I just deleted my Reddit account a few months ago (and my Twitter account years ago) and I don't think I miss anything.
The quality of reddit has seriously gone downhill. It feels like being on Facebook or something, the comments are cringrworthy and just plain odd and the posts aren't great either.
The part of Reddit that I DO miss are the video subs. Like WTF, mildly interesting, why were they filming, etc. From my understanding, let me isn't able to host videos but why not drop links to vids🤷🏿♂️
I was mostly on Reddit for hockey game threads. Lemmy sucks for that at the moment, so... I went to discord. Fuck spez
This is me. I still go there for two or three subs that don't have critical mass here (thus no conversation). The upcoming weighted sort algo should help a little, drawing people to smaller community content.

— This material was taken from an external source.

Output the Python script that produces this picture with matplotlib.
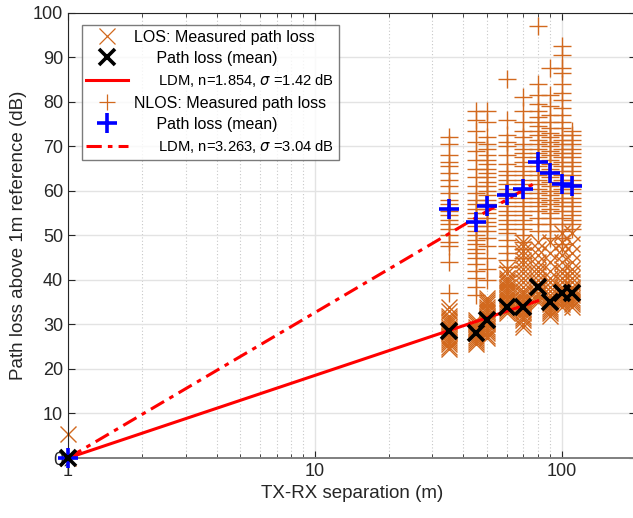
"""
Path loss vs TX-RX separation: LOS / NLOS measurements with log-distance fits.
"""
import matplotlib
matplotlib.use("Agg")
import matplotlib.pyplot as plt
import numpy as np
from matplotlib.lines import Line2D
from matplotlib.ticker import FixedLocator, NullFormatter, LogLocator

plt.rcParams["font.family"] = ["Liberation Sans", "DejaVu Sans"]
plt.rcParams["mathtext.fontset"] = "dejavusans"

ORANGE = "#D2691E"

# measurement distances (m)
distances = [35, 45, 50, 60, 70, 80, 90, 100, 110]

# LOS measured path loss above 1 m reference (dB), per distance
los_1m = [5.5, 0.0]
los_measured = [
    [34.0, 33.0, 32.0, 31.5, 31.0, 30.5, 30.0, 29.5, 29.0, 28.5, 28.0, 27.5,
     27.0, 26.5, 26.0, 25.5, 25.0, 24.5],
    [31.0, 30.5, 30.0, 29.5, 29.0, 28.5, 28.0, 27.5, 27.0, 26.5, 26.0, 25.5],
    [36.0, 35.5, 35.0, 34.5, 34.0, 33.5, 33.0, 32.5, 32.0, 31.5, 31.0, 30.5,
     30.0, 29.5, 29.0, 28.5, 28.0, 27.5, 27.0],
    [42.5, 41.5, 40.5, 40.0, 39.5, 39.0, 38.5, 38.0, 37.5, 37.0, 36.5, 36.0,
     35.5, 35.0, 34.5, 34.0, 33.5, 33.0, 32.5],
    [48.5, 47.5, 46.5, 45.5, 44.5, 43.5, 42.5, 41.5, 40.5, 39.5, 38.5, 37.5,
     37.0, 36.5, 36.0, 35.5, 35.0, 34.5, 34.0, 33.5, 33.0, 32.5, 32.0, 31.5,
     31.0, 30.0, 29.5],
    [48.5, 47.0, 45.5, 44.0, 43.0, 42.0, 41.0, 40.0, 39.0, 38.0, 37.0, 36.5,
     36.0, 35.5, 35.0],
    [48.5, 46.0, 44.0, 42.0, 40.5, 39.5, 38.5, 37.5, 36.5, 36.0, 35.5, 35.0,
     34.5, 34.0, 33.5, 33.0, 32.5, 32.0],
    [50.5, 48.5, 47.0, 45.5, 44.0, 42.5, 41.5, 40.5, 39.5, 38.5, 38.0, 37.5,
     37.0, 36.5, 36.0, 35.5, 35.0, 34.5, 34.0],
    [50.5, 48.0, 46.0, 44.0, 42.5, 41.5, 40.5, 39.5, 38.5, 38.0, 37.5, 37.0,
     36.5, 36.0, 35.5, 35.0, 34.5, 34.0],
]
los_mean = [28.5, 28.0, 31.0, 34.0, 34.0, 38.5, 35.0, 37.0, 37.0]

# NLOS measured path loss above 1 m reference (dB), per distance
nlos_1m = [0.0]
nlos_measured = [
    [72.0, 70.5, 68.0, 66.5, 65.5, 64.0, 62.5, 61.0, 59.5, 58.0, 57.0, 56.0,
     55.5, 54.5, 53.5, 52.5, 51.5, 50.0, 48.5, 47.5, 44.0, 37.0],
    [78.0, 76.0, 73.5, 71.0, 69.0, 67.0, 65.0, 63.0, 61.0, 59.5, 58.0, 57.0,
     56.0, 55.0, 54.0, 53.0, 52.0, 51.0, 50.0, 49.0, 48.0, 47.0, 46.0, 45.0,
     43.5, 42.0, 40.5, 38.5, 36.5],
    [78.0, 75.5, 72.0, 70.5, 69.5, 68.0, 67.0, 66.0, 65.0, 64.0, 63.0, 62.0,
     61.0, 60.0, 59.0, 58.0, 57.0, 56.0, 55.0, 54.0, 53.0, 52.0, 51.0, 49.5,
     47.5, 45.0, 42.5, 40.0],
    [85.0, 76.0, 72.5, 71.0, 70.0, 68.0, 66.0, 64.5, 63.5, 62.5, 61.5, 60.5,
     59.5, 58.5, 57.5, 56.5, 55.5, 54.5, 53.5, 52.5, 51.5, 50.5, 49.0, 47.5,
     46.0, 44.5, 43.0],
    [81.0, 78.0, 75.5, 73.5, 72.0, 70.5, 69.5, 68.5, 67.5, 66.5, 65.5, 64.5,
     63.5, 62.5, 61.5, 60.5, 59.5, 58.5, 57.5, 56.5, 55.5, 54.5, 53.5, 52.5,
     51.5, 50.0, 48.5, 47.0, 45.0],
    [97.0, 84.0, 81.5, 79.5, 78.0, 76.5, 75.5, 74.5, 73.5, 72.5, 71.5, 70.5,
     69.5, 68.5, 67.5, 66.5, 65.5, 64.5, 63.5, 62.5, 61.5, 60.5, 59.5, 58.5,
     57.5, 56.5, 55.5, 54.0, 52.5, 51.0],
    [87.5, 81.5, 79.0, 77.0, 75.5, 74.0, 73.0, 72.0, 71.0, 70.0, 69.0, 68.0,
     67.0, 66.0, 65.0, 64.0, 63.0, 62.0, 61.0, 60.0, 59.0, 58.0, 57.0, 56.0,
     55.0, 54.0, 52.5, 51.0, 49.5],
    [92.5, 90.5, 87.5, 86.5, 84.0, 82.0, 80.5, 78.5, 77.0, 75.5, 74.0, 72.5,
     71.5, 70.5, 69.5, 68.5, 67.5, 66.5, 65.5, 64.5, 63.5, 62.5, 61.5, 60.5,
     59.5, 58.5, 57.5, 56.5, 55.5, 54.0, 52.5, 51.0, 49.5, 48.0],
    [73.5, 72.5, 71.5, 70.5, 69.5, 68.5, 67.5, 66.5, 65.5, 64.5, 63.5, 62.5,
     61.5, 60.5, 59.5, 58.5, 57.5, 56.5, 55.5, 54.5, 53.5, 52.5, 51.5],
]
nlos_mean = [56.0, 53.0, 56.5, 59.0, 60.5, 66.5, 64.0, 61.5, 61.0]

# log-distance model fits
n_los, sigma_los = 1.854, 1.42
n_nlos, sigma_nlos = 3.263, 3.04
fit_range = [1, 80]


def flatten(values):
    xs, ys = [], []
    for d, vals in zip(distances, values):
        xs += [d] * len(vals)
        ys += vals
    return xs, ys


fig = plt.figure(figsize=(6.33, 5.18), dpi=100)
ax = fig.add_axes([0.1074, 0.1158, 0.897, 0.8597])

x_los, y_los = flatten(los_measured)
x_nlos, y_nlos = flatten(nlos_measured)
x_los = [1] * len(los_1m) + x_los
y_los = los_1m + y_los
x_nlos = [1] * len(nlos_1m) + x_nlos
y_nlos = nlos_1m + y_nlos

ax.plot(x_los, y_los, "x", color=ORANGE, ms=12, mew=1.0, zorder=2, clip_on=False)
ax.plot(x_nlos, y_nlos, "+", color=ORANGE, ms=13, mew=1.0, zorder=2, clip_on=False)

d_fit = np.logspace(np.log10(fit_range[0]), np.log10(fit_range[1]), 50)
ax.plot(d_fit, 10 * n_los * np.log10(d_fit), "-", color="red", lw=2.2, zorder=3)
ax.plot(d_fit, 10 * n_nlos * np.log10(d_fit), "-.", color="red", lw=2.2,
        dashes=(5, 2, 1.5, 2), zorder=3)

ax.plot([1] + distances, [0.0] + nlos_mean, "+", color="blue", ms=14, mew=2.6,
        zorder=4, clip_on=False)
ax.plot([1] + distances, [0.0] + los_mean, "x", color="black", ms=11.5, mew=2.6,
        zorder=5, clip_on=False)

ax.set_xscale("log")
ax.set_xlim(1, 200)
ax.set_ylim(0, 100)
ax.xaxis.set_major_locator(FixedLocator([1, 10, 100]))
ax.set_xticklabels(["1", "10", "100"])
ax.xaxis.set_minor_locator(LogLocator(base=10, subs=np.arange(2, 10)))
ax.xaxis.set_minor_formatter(NullFormatter())
ax.set_yticks(np.arange(0, 101, 10))

ax.grid(True, which="major", color="#e3e3e3", lw=1.0, ls="-")
ax.grid(True, which="minor", axis="x", color="#c8c8c8", lw=0.8, ls=(0, (1, 2)))
ax.set_axisbelow(True)

ax.tick_params(which="both", direction="in", top=True, right=True,
               labelsize=13, labelcolor="#262626", color="#262626")
ax.tick_params(which="major", length=5)
ax.tick_params(which="minor", length=3)
for side in ["top", "left", "right"]:
    ax.spines[side].set_color("#262626")
ax.spines["bottom"].set_color("#7f7f7f")
ax.spines["bottom"].set_linewidth(1.4)

ax.set_xlabel("TX-RX separation (m)", fontsize=13.5, color="#262626")
ax.set_ylabel("Path loss above 1m reference (dB)", fontsize=13.5, color="#262626")

handles = [
    Line2D([], [], ls="none", marker="x", color=ORANGE, ms=11, mew=0.9),
    Line2D([], [], ls="none", marker="x", color="black", ms=11.5, mew=2.6),
    Line2D([], [], ls="-", color="red", lw=2.2),
    Line2D([], [], ls="none", marker="+", color=ORANGE, ms=12, mew=0.9),
    Line2D([], [], ls="none", marker="+", color="blue", ms=14, mew=2.6),
    Line2D([], [], ls="-.", color="red", lw=2.2, dashes=(5, 2, 1.5, 2)),
]
labels = [
    "LOS: Measured path loss",
    "     Path loss (mean)",
    f"      LDM, n={n_los}, $\\sigma$ ={sigma_los} dB",
    "NLOS: Measured path loss",
    "     Path loss (mean)",
    f"      LDM, n={n_nlos}, $\\sigma$ ={sigma_nlos} dB",
]
leg = ax.legend(handles, labels, loc="upper left", bbox_to_anchor=(0.024, 0.973),
                fontsize=11.5, frameon=True, fancybox=False, handlelength=2.6,
                handletextpad=0.4, labelspacing=0.4, borderpad=0.3,
                borderaxespad=0.0)
leg.get_frame().set_edgecolor("#5a5a5a")
leg.get_frame().set_linewidth(1.0)
for i in (2, 5):
    leg.get_texts()[i].set_fontsize(10.6)

fig.savefig("out.png", dpi=100)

But I also moderate a reasonably large sub there, and have stopped attempting to grow anything there -- just spam removal, manually.
But I don't post new content there. Sometimes I'll reply on a comment chain. Here I post new content and interact a lot more.
I'm using Lemmy Connect as my app (like 98% of it). What's interesting is, when I use Reddit I refuse to use their app, so I'm using old Reddit, in a browser. But I catch myself attempting to swipe on comments using the Lemmy Connect gestures.
So I've definitely flipped to Lemmy first.
As per usual, it's a matter of content.
I can't (and shouldn't have to) carry the entire weight of a fandom on my shoulders. Until there's more activity here on those subjects, I have to at least keep an eye on Reddit.
What I always do when I can however, is I try to do POSEO to raise awareness: by which I mean, I post my opinions or ideas or stories in my own site (or in my Masto main) first, and only crosslink on Reddit. I was thinking of doing the same with reply comments as well, but dunno how much would that promote interaction.